> PROBLEM:
Transcribe everything in the data word for word. Pictures are left out.

> PROVIDED DATA:
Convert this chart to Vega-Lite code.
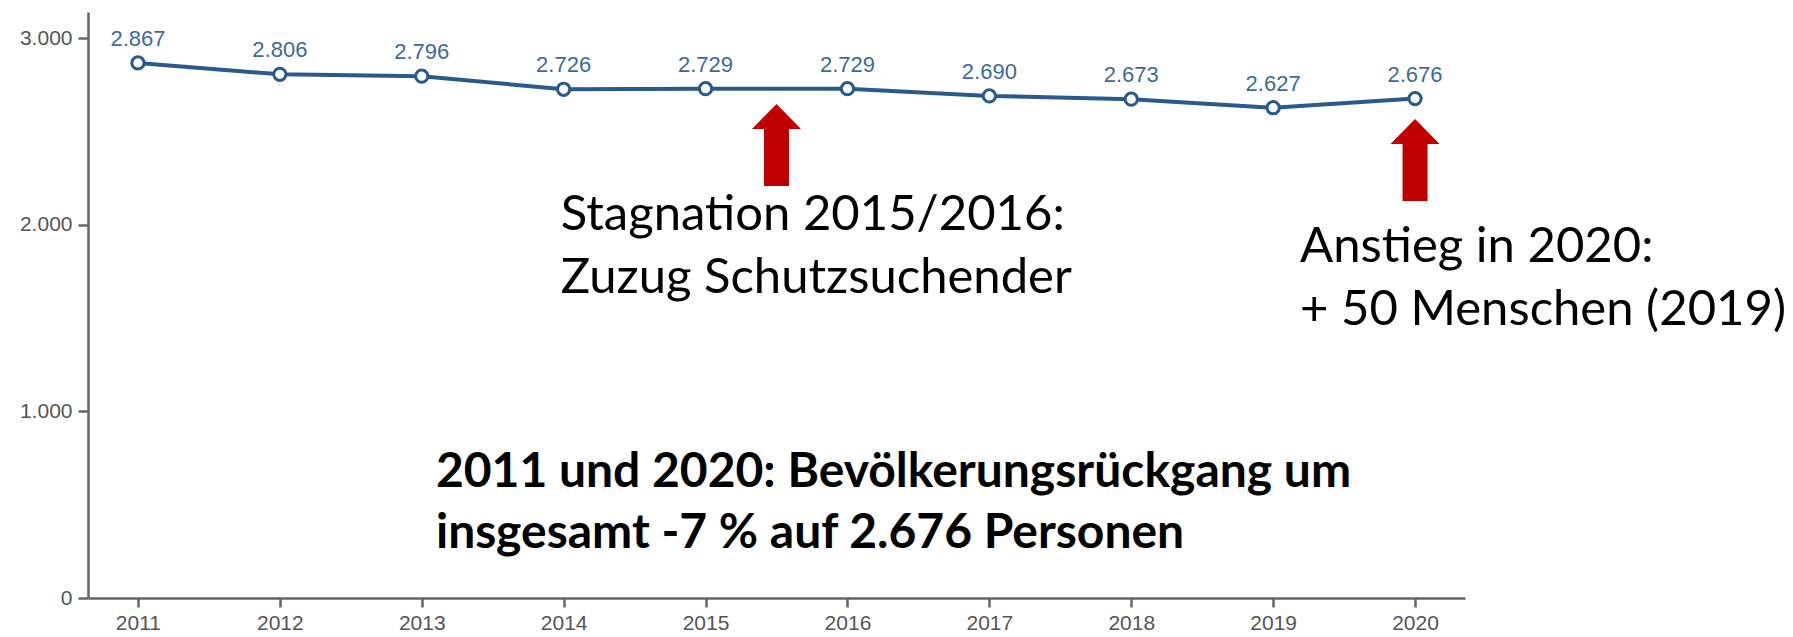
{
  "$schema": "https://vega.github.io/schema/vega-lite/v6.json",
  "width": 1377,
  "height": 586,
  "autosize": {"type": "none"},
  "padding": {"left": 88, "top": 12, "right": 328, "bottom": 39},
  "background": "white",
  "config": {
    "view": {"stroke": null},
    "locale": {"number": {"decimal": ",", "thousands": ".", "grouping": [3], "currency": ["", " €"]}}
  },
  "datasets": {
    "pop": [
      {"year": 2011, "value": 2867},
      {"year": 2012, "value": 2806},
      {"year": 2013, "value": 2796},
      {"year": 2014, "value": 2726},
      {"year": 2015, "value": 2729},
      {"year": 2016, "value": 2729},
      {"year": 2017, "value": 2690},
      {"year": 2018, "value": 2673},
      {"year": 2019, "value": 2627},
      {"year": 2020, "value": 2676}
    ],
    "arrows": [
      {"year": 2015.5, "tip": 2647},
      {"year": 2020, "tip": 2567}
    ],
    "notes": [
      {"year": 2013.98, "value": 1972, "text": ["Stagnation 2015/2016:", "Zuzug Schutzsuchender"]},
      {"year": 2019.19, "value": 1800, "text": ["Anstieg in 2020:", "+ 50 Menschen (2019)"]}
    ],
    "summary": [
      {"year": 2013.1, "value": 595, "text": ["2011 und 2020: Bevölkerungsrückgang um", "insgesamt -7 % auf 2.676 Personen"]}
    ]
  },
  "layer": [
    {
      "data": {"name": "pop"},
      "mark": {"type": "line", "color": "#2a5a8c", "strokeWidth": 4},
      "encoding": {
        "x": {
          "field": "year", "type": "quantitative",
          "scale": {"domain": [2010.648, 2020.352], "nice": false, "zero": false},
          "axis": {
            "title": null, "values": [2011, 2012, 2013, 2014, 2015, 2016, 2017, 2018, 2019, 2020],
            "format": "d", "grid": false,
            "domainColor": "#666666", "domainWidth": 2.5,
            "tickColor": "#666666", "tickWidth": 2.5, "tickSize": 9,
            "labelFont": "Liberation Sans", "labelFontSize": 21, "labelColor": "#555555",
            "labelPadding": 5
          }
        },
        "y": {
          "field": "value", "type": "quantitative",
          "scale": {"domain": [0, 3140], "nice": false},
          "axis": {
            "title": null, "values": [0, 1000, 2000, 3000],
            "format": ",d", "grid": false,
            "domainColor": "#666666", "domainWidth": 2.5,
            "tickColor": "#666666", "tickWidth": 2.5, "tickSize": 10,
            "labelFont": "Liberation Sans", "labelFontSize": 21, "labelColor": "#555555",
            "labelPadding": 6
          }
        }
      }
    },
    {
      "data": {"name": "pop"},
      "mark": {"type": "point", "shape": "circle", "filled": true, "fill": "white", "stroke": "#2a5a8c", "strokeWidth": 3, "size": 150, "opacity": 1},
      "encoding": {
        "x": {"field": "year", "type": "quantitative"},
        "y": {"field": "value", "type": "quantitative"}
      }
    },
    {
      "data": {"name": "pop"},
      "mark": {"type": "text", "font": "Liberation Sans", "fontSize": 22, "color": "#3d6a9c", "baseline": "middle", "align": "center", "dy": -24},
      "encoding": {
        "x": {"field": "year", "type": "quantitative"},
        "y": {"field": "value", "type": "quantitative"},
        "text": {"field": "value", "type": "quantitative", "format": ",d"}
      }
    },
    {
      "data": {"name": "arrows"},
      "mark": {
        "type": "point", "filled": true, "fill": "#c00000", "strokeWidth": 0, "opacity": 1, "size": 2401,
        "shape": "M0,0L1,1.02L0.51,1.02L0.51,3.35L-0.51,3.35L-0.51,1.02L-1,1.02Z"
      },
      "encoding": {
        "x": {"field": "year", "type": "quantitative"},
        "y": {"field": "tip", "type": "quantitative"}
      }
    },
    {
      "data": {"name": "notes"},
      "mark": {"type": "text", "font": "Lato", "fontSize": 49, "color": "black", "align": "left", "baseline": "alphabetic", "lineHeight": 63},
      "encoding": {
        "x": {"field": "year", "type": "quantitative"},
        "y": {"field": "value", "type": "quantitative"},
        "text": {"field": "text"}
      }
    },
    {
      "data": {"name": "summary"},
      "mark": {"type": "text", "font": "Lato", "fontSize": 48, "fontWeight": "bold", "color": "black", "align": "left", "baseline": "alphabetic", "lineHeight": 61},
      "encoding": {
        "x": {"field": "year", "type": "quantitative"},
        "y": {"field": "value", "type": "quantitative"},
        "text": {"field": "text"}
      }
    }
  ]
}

> TASK OUTPUT:
Convert this chart to Vega-Lite code.
{
  "$schema": "https://vega.github.io/schema/vega-lite/v6.json",
  "width": 1377,
  "height": 586,
  "autosize": {"type": "none"},
  "padding": {"left": 88, "top": 12, "right": 328, "bottom": 39},
  "background": "white",
  "config": {
    "view": {"stroke": null},
    "locale": {"number": {"decimal": ",", "thousands": ".", "grouping": [3], "currency": ["", " €"]}}
  },
  "datasets": {
    "pop": [
      {"year": 2011, "value": 2867},
      {"year": 2012, "value": 2806},
      {"year": 2013, "value": 2796},
      {"year": 2014, "value": 2726},
      {"year": 2015, "value": 2729},
      {"year": 2016, "value": 2729},
      {"year": 2017, "value": 2690},
      {"year": 2018, "value": 2673},
      {"year": 2019, "value": 2627},
      {"year": 2020, "value": 2676}
    ],
    "arrows": [
      {"year": 2015.5, "tip": 2647},
      {"year": 2020, "tip": 2567}
    ],
    "notes": [
      {"year": 2013.98, "value": 1972, "text": ["Stagnation 2015/2016:", "Zuzug Schutzsuchender"]},
      {"year": 2019.19, "value": 1800, "text": ["Anstieg in 2020:", "+ 50 Menschen (2019)"]}
    ],
    "summary": [
      {"year": 2013.1, "value": 595, "text": ["2011 und 2020: Bevölkerungsrückgang um", "insgesamt -7 % auf 2.676 Personen"]}
    ]
  },
  "layer": [
    {
      "data": {"name": "pop"},
      "mark": {"type": "line", "color": "#2a5a8c", "strokeWidth": 4},
      "encoding": {
        "x": {
          "field": "year", "type": "quantitative",
          "scale": {"domain": [2010.648, 2020.352], "nice": false, "zero": false},
          "axis": {
            "title": null, "values": [2011, 2012, 2013, 2014, 2015, 2016, 2017, 2018, 2019, 2020],
            "format": "d", "grid": false,
            "domainColor": "#666666", "domainWidth": 2.5,
            "tickColor": "#666666", "tickWidth": 2.5, "tickSize": 9,
            "labelFont": "Liberation Sans", "labelFontSize": 21, "labelColor": "#555555",
            "labelPadding": 5
          }
        },
        "y": {
          "field": "value", "type": "quantitative",
          "scale": {"domain": [0, 3140], "nice": false},
          "axis": {
            "title": null, "values": [0, 1000, 2000, 3000],
            "format": ",d", "grid": false,
            "domainColor": "#666666", "domainWidth": 2.5,
            "tickColor": "#666666", "tickWidth": 2.5, "tickSize": 10,
            "labelFont": "Liberation Sans", "labelFontSize": 21, "labelColor": "#555555",
            "labelPadding": 6
          }
        }
      }
    },
    {
      "data": {"name": "pop"},
      "mark": {"type": "point", "shape": "circle", "filled": true, "fill": "white", "stroke": "#2a5a8c", "strokeWidth": 3, "size": 150, "opacity": 1},
      "encoding": {
        "x": {"field": "year", "type": "quantitative"},
        "y": {"field": "value", "type": "quantitative"}
      }
    },
    {
      "data": {"name": "pop"},
      "mark": {"type": "text", "font": "Liberation Sans", "fontSize": 22, "color": "#3d6a9c", "baseline": "middle", "align": "center", "dy": -24},
      "encoding": {
        "x": {"field": "year", "type": "quantitative"},
        "y": {"field": "value", "type": "quantitative"},
        "text": {"field": "value", "type": "quantitative", "format": ",d"}
      }
    },
    {
      "data": {"name": "arrows"},
      "mark": {
        "type": "point", "filled": true, "fill": "#c00000", "strokeWidth": 0, "opacity": 1, "size": 2401,
        "shape": "M0,0L1,1.02L0.51,1.02L0.51,3.35L-0.51,3.35L-0.51,1.02L-1,1.02Z"
      },
      "encoding": {
        "x": {"field": "year", "type": "quantitative"},
        "y": {"field": "tip", "type": "quantitative"}
      }
    },
    {
      "data": {"name": "notes"},
      "mark": {"type": "text", "font": "Lato", "fontSize": 49, "color": "black", "align": "left", "baseline": "alphabetic", "lineHeight": 63},
      "encoding": {
        "x": {"field": "year", "type": "quantitative"},
        "y": {"field": "value", "type": "quantitative"},
        "text": {"field": "text"}
      }
    },
    {
      "data": {"name": "summary"},
      "mark": {"type": "text", "font": "Lato", "fontSize": 48, "fontWeight": "bold", "color": "black", "align": "left", "baseline": "alphabetic", "lineHeight": 61},
      "encoding": {
        "x": {"field": "year", "type": "quantitative"},
        "y": {"field": "value", "type": "quantitative"},
        "text": {"field": "text"}
      }
    }
  ]
}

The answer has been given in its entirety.